Last week we listened to a podcast where Bob Martin was interviewed about software craftsmanship and techniques to make coding better. He also developed 5 principles he recommends to enhance object oriented programming, which are the following:

  • Single Responsibility Principle: This is that the class we are working with, needs to be useful for one thing and one thing only. In a previous text, we learned that we could use compositions to avoid making several things on one class. The theory is easier to grasp than the practice. In practice, you must rely on experience and common sense. Not following this practice may end up in a developer really frustrated trying to understand what the class is doing.
  • Open/Closed Principle: Any class should be open for extension but closed for modification. For that we probably need the skills Bob mentions on the past article, so we gain experience with making code difficult to break, and at the same time, be accessible, easy to understand and introduce new functions and features. The principle means that when adding new behavior you should leave base classes alone and instead create new, inheriting classes
  • Liskov Substitution Principle: This principle is in charge of  keeping the happy working relationship between classes and functions alive and well, when one class inherits from other.
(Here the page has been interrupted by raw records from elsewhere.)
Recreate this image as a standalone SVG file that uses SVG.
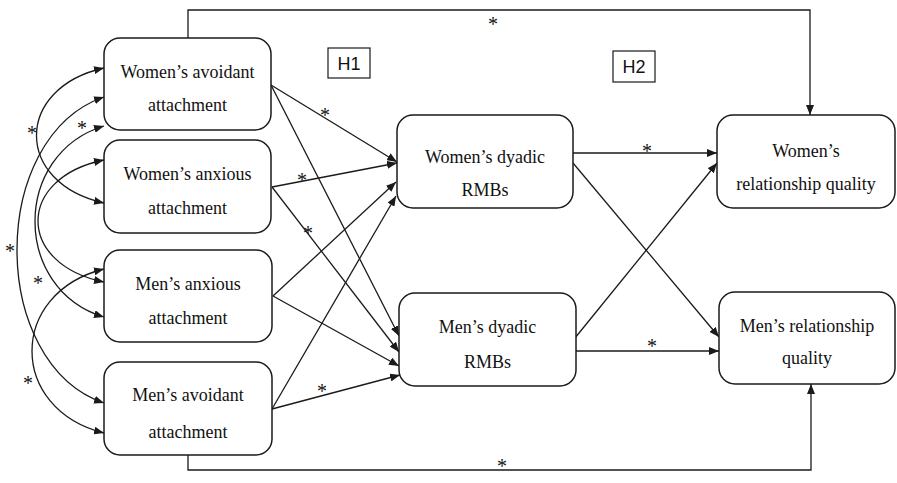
<svg xmlns="http://www.w3.org/2000/svg" width="897" height="483" viewBox="0 0 897 483">
<defs>
<marker id="ah" markerUnits="userSpaceOnUse" markerWidth="10" markerHeight="8" refX="10" refY="4" orient="auto-start-reverse">
<path d="M0,0 L10,4 L0,8 z" fill="#1a1a1a"/>
</marker>
<style>
.box{fill:#fff;stroke:#1a1a1a;stroke-width:1.5}
.t{font-family:"Liberation Serif","Times New Roman",serif;font-size:18px;fill:#111;text-anchor:middle}
.h{font-family:"Liberation Sans",Arial,sans-serif;font-size:18px;fill:#111;text-anchor:middle}
.hb{fill:#fff;stroke:#1a1a1a;stroke-width:1.2}
.e{fill:none;stroke:#1a1a1a;stroke-width:1.3;marker-end:url(#ah)}
.c{fill:none;stroke:#1a1a1a;stroke-width:1.3;marker-start:url(#ah);marker-end:url(#ah)}
.s{font-family:"Liberation Serif","Times New Roman",serif;font-size:20px;fill:#111;text-anchor:middle}
</style>
</defs>
<rect width="897" height="483" fill="#fff"/>

<g id="connectors">
<path class="e" d="M188,38 V10 H810 V115"/>
<path class="e" d="M188,455 V470 H811 V384"/>
<path class="e" d="M271,85 L397,162"/>
<path class="e" d="M271,85 L399,336"/>
<path class="e" d="M272,187 L397,163"/>
<path class="e" d="M272,187 L399,352"/>
<path class="e" d="M273,296 L396,182"/>
<path class="e" d="M273,296 L399,366"/>
<path class="e" d="M272,409 L396,196"/>
<path class="e" d="M272,409 L400,375"/>
<path class="e" d="M573,153 L717,153"/>
<path class="e" d="M573,163 L719,337"/>
<path class="e" d="M575,338 L717,163"/>
<path class="e" d="M575,351 L719,351"/>
<path class="c" d="M104,68 C14,88 14,183 104,203"/>
<path class="c" d="M104,97 C-12,137 -12,363 104,403"/>
<path class="c" d="M104,126 C12,154 12,289 104,317"/>
<path class="c" d="M104,160 C16,178 16,264 104,282"/>
<path class="c" d="M104,269 C8,293 8,409 104,433"/>
</g>

<g id="stars">
<text class="s" x="493" y="31">*</text>
<text class="s" x="502" y="473">*</text>
<text class="s" x="325" y="122">*</text>
<text class="s" x="302" y="187">*</text>
<text class="s" x="308" y="240">*</text>
<text class="s" x="322" y="398">*</text>
<text class="s" x="647" y="158">*</text>
<text class="s" x="652" y="353">*</text>
<text class="s" x="32" y="140">*</text>
<text class="s" x="82" y="135">*</text>
<text class="s" x="10" y="258">*</text>
<text class="s" x="38" y="290">*</text>
<text class="s" x="28" y="390">*</text>
</g>

<g id="H1"><rect class="hb" x="328" y="48" width="42" height="30"/><text class="h" x="349" y="70">H1</text></g>
<g id="H2"><rect class="hb" x="613" y="51" width="42" height="31"/><text class="h" x="634" y="73">H2</text></g>

<g id="womens-avoidant"><rect class="box" x="104" y="38" width="167" height="92" rx="16"/><text class="t" x="187.5" y="78">Women’s avoidant</text><text class="t" x="187.5" y="111">attachment</text></g>
<g id="womens-anxious"><rect class="box" x="104" y="140" width="167" height="93" rx="16"/><text class="t" x="187.5" y="180">Women’s anxious</text><text class="t" x="187.5" y="214">attachment</text></g>
<g id="mens-anxious"><rect class="box" x="104" y="250" width="168" height="92" rx="16"/><text class="t" x="188" y="290">Men’s anxious</text><text class="t" x="188" y="324">attachment</text></g>
<g id="mens-avoidant"><rect class="box" x="104" y="362" width="168" height="93" rx="16"/><text class="t" x="188" y="401">Men’s avoidant</text><text class="t" x="188" y="438">attachment</text></g>
<g id="womens-dyadic"><rect class="box" x="397" y="115" width="176" height="93" rx="16"/><text class="t" x="485" y="163">Women’s dyadic</text><text class="t" x="485" y="196">RMBs</text></g>
<g id="mens-dyadic"><rect class="box" x="399" y="293" width="177" height="93" rx="16"/><text class="t" x="487.5" y="333">Men’s dyadic</text><text class="t" x="487.5" y="368">RMBs</text></g>
<g id="womens-rq"><rect class="box" x="717" y="115" width="178" height="93" rx="16"/><text class="t" x="806" y="157">Women’s</text><text class="t" x="806" y="190">relationship quality</text></g>
<g id="mens-rq"><rect class="box" x="719" y="292" width="176" height="92" rx="16"/><text class="t" x="807" y="332">Men’s relationship</text><text class="t" x="807" y="364">quality</text></g>
</svg>
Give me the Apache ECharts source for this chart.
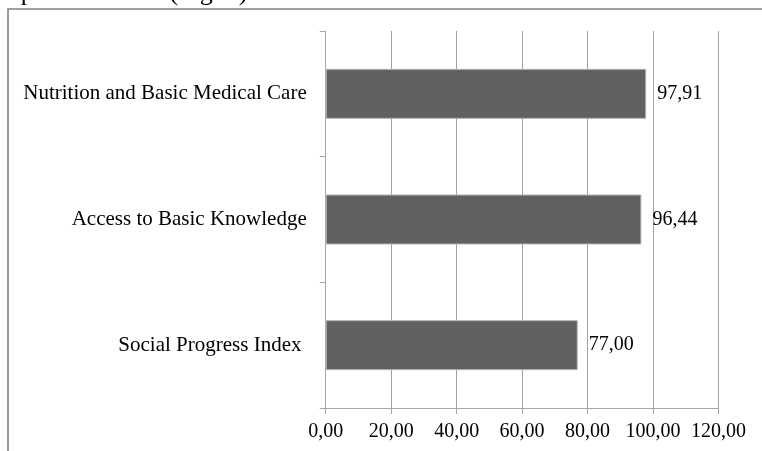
<!DOCTYPE html>
<html>
<head>
<meta charset="utf-8">
<style>
  html, body { margin: 0; padding: 0; background: #fff; }
  #chart { width: 762px; height: 451px; }
</style>
<script src="https://cdn.jsdelivr.net/npm/echarts@6/dist/echarts.min.js"></script>
</head>
<body>
<div id="chart"></div>
<script>
// Categories listed bottom to top, as the category axis draws them
const categories = ['Social Progress Index ', 'Access to Basic Knowledge', 'Nutrition and Basic Medical Care'];
const scores = [77.00, 96.44, 97.91];
const tickValues = [0, 20, 40, 60, 80, 100, 120];

const serif = '"Liberation Serif", "Times New Roman", serif';
const comma = v => Number(v).toFixed(2).replace('.', ',');

const chart = echarts.init(document.getElementById('chart'), null, { renderer: 'canvas' });

chart.setOption({
  backgroundColor: '#ffffff',
  animation: false,
  graphic: [
    {
      // caption line of the surrounding text, clipped at the top edge
      type: 'text',
      x: 254,
      y: 6,
      style: {
        text: 'omponent scores (Fig. 1).',
        font: '26px ' + serif,
        fill: '#000',
        align: 'right',
        verticalAlign: 'bottom'
      },
      z: 10
    },
    {
      // frame around the figure
      type: 'rect',
      shape: { x: 8, y: 9, width: 800, height: 500 },
      style: { fill: 'none', stroke: '#808080', lineWidth: 1.6 },
      z: 10
    }
  ],
  grid: {
    left: 325.7,
    right: 43.5,
    top: 31,
    bottom: 43,
    containLabel: false
  },
  xAxis: {
    type: 'value',
    min: tickValues[0],
    max: tickValues[tickValues.length - 1],
    interval: tickValues[1] - tickValues[0],
    axisLine: { show: true, lineStyle: { color: '#a6a6a6', width: 1 } },
    axisTick: { show: true, length: 6, lineStyle: { color: '#a6a6a6' } },
    splitLine: { show: true, lineStyle: { color: '#a0a0a0', width: 1 } },
    axisLabel: {
      margin: 14,
      formatter: comma,
      fontFamily: serif,
      fontSize: 20,
      color: '#000'
    }
  },
  yAxis: {
    type: 'category',
    data: categories,
    axisLine: { show: true, lineStyle: { color: '#a6a6a6', width: 1 } },
    axisTick: { show: true, length: 6, lineStyle: { color: '#a6a6a6' } },
    splitLine: { show: false },
    axisLabel: {
      margin: 19,
      fontFamily: serif,
      fontSize: 21,
      color: '#000'
    }
  },
  series: [
    {
      type: 'bar',
      data: scores,
      barWidth: 50,
      itemStyle: {
        color: '#616161',
        borderColor: '#b4b4b4',
        borderWidth: 1
      },
      label: {
        show: true,
        position: 'right',
        distance: 11,
        formatter: p => comma(p.value),
        fontFamily: serif,
        fontSize: 20,
        color: '#000'
      }
    }
  ]
});
</script>
</body>
</html>
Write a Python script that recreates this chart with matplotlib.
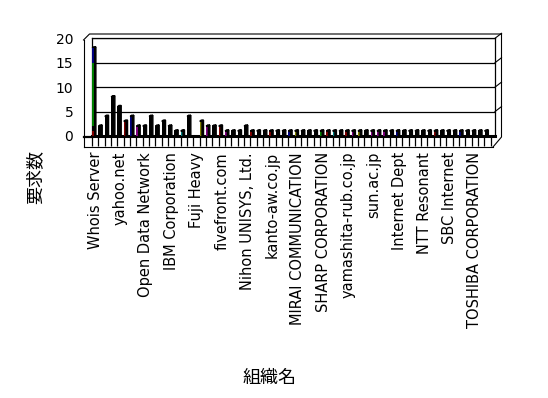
import matplotlib
matplotlib.use('Agg')
import matplotlib.pyplot as plt
from matplotlib.lines import Line2D
from matplotlib.patches import Polygon

# palette used by the old chart
BLACK = '#000000'
RED = '#800000'
GREEN = '#008000'
OLIVE = '#808000'
NAVY = '#000080'
PURPLE = '#800080'
TEAL = '#008080'

# requests per organisation
values = [18, 2, 4, 8, 6, 3, 4, 2, 2, 4,
          2, 3, 2, 1, 1, 4, 0, 3, 2, 2,
          2, 1, 1, 1, 2, 1, 1, 1, 1, 1,
          1, 1, 1, 1, 1, 1, 1, 1, 1, 1,
          1, 1, 1, 1, 1, 1, 1, 1, 1, 1,
          1, 1, 1, 1, 1, 1, 1, 1, 1, 1,
          1, 1, 1]
bar_colors = [GREEN, BLACK, BLACK, BLACK, BLACK, RED, NAVY, PURPLE, BLACK, BLACK,
              BLACK, BLACK, BLACK, BLACK, TEAL, BLACK, BLACK, OLIVE, PURPLE, BLACK,
              RED, PURPLE, BLACK, BLACK, BLACK, RED, BLACK, BLACK, RED, BLACK,
              BLACK, NAVY, OLIVE, BLACK, BLACK, BLACK, GREEN, RED, TEAL, BLACK,
              RED, PURPLE, OLIVE, BLACK, PURPLE, PURPLE, PURPLE, BLACK, NAVY, BLACK,
              BLACK, BLACK, BLACK, BLACK, RED, BLACK, BLACK, BLACK, NAVY, BLACK,
              BLACK, BLACK, BLACK]

# the Whois Server column is split into coloured parts
whois_low = [0, 1, 2, 15]
whois_high = [1, 2, 15, 18]
whois_colors = [RED, BLACK, GREEN, NAVY]

# only every fourth organisation is labelled
label_positions = [0, 4, 8, 12, 16, 20, 24, 28, 32, 36, 40, 44, 48, 52, 56, 60]
labels = ['Whois Server', 'yahoo.net', 'Open Data Network', 'IBM Corporation',
          'Fuji Heavy', 'fivefront.com', 'Nihon UNISYS, Ltd.', 'kanto-aw.co.jp',
          'MIRAI COMMUNICATION', 'SHARP CORPORATION', 'yamashita-rub.co.jp',
          'sun.ac.jp', 'Internet Dept', 'NTT Resonant', 'SBC Internet',
          'TOSHIBA CORPORATION']
y_ticks = [0, 5, 10, 15, 20]

W, H = 548, 398
JP = ['Noto Sans CJK JP', 'DejaVu Sans']


def fx(x):
    return x / W


def fy(y):
    return 1 - y / H


def fig_line(fig, xs, ys, lw=0.8):
    fig.add_artist(Line2D([fx(x) for x in xs], [fy(y) for y in ys],
                          color='black', lw=lw, transform=fig.transFigure))


def main():
    fig = plt.figure(figsize=(W / 100, H / 100), dpi=100)
    # back wall of the 3d box, in pixels of the picture
    left, right, top, bottom = 92, 495, 38.3, 136
    ax = fig.add_axes([fx(left), fy(bottom), fx(right - left), (bottom - top) / H])
    n = len(values)
    cat_w = 6.33
    ax.set_xlim(-0.5, (right - left) / cat_w - 0.5)
    ax.set_ylim(0, 20)

    # columns: coloured front face, black side and top
    w = 0.35
    dx, dy = 0.24, 0.25
    xs = [i - 0.3 for i in range(n)]
    ax.bar(xs, values, width=w, color=bar_colors, edgecolor='none', zorder=3)
    ax.bar([xs[0]] * len(whois_low), [h - l for l, h in zip(whois_low, whois_high)],
           bottom=whois_low, width=w, color=whois_colors, edgecolor='none', zorder=4)
    for x, v in zip(xs, values):
        if v <= 0:
            continue
        r = x + w / 2
        side = Polygon([(r, 0), (r, v), (r + dx, v + dy), (r + dx, dy)],
                       closed=True, color=BLACK, zorder=3, clip_on=False)
        cap = Polygon([(x - w / 2, v), (r, v), (r + dx, v + dy), (x - w / 2 + dx, v + dy)],
                      closed=True, color=BLACK, zorder=3, clip_on=False)
        ax.add_patch(side)
        ax.add_patch(cap)

    # gridlines and walls
    ax.set_yticks(y_ticks)
    ax.set_yticklabels([str(t) for t in y_ticks], fontsize=10)
    ax.yaxis.grid(True, color='black', lw=0.9)
    ax.set_axisbelow(True)
    ax.tick_params(axis='y', length=0, pad=13.5)
    for s in ['left', 'right', 'top']:
        ax.spines[s].set_linewidth(0.9)
    ax.spines['bottom'].set_linewidth(2.2)

    # floor slab boxes as minor ticks, labels as major ticks
    ax.set_xticks([i - 0.5 for i in range(n + 1)], minor=True)
    ax.tick_params(axis='x', which='minor', length=7.5, width=0.9, direction='out')
    ax.set_xticks(label_positions)
    ax.set_xticklabels(labels, rotation=90, fontsize=10.5, va='top', ha='center')
    ax.tick_params(axis='x', which='major', length=0, pad=11.5)

    # 3d outline around the walls and the floor
    fig_line(fig, [83.5, 83.5], [40, 147])
    fig_line(fig, [83.5, 89.5, 501.5], [40, 34, 34])
    fig_line(fig, [83.5, 493], [147, 147])
    fig_line(fig, [493, 501.5, 501.5], [147, 137, 34])
    fig_line(fig, [83.5, 92], [137, 137], lw=1.6)
    for t in y_ticks[1:]:
        y = bottom - (bottom - top) * t / 20
        fig_line(fig, [right, 501.5], [y, y - 5])

    fig.text(fx(35), fy(177), '要求数', rotation=90, ha='center', va='center',
             fontsize=13, family=JP)
    fig.text(fx(270), fy(378), '組織名', ha='center', va='center',
             fontsize=13, family=JP)

    fig.savefig('out.png', dpi=100)


if __name__ == '__main__':
    main()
Experience tells us that changing the behavior of a class in many cases leads to problems elsewhere in a code base. It is another example of how you should strive to minimize dependencies of all kinds in the interest of writing robust and maintainable software.
  • Interface Segregation Principle: Avoid writing huge interfaces that give classes a lot responsibilities they don’t need or want. The developer needs to have the ability to instead create a collection of smaller, discrete interfaces, partitioning interface members according to what they concern.
  • Dependency Inversion Principle: This principle means is that instead of writing code that refers to actual classes, the developer should instead write code that refers to interfaces or perhaps abstract classes.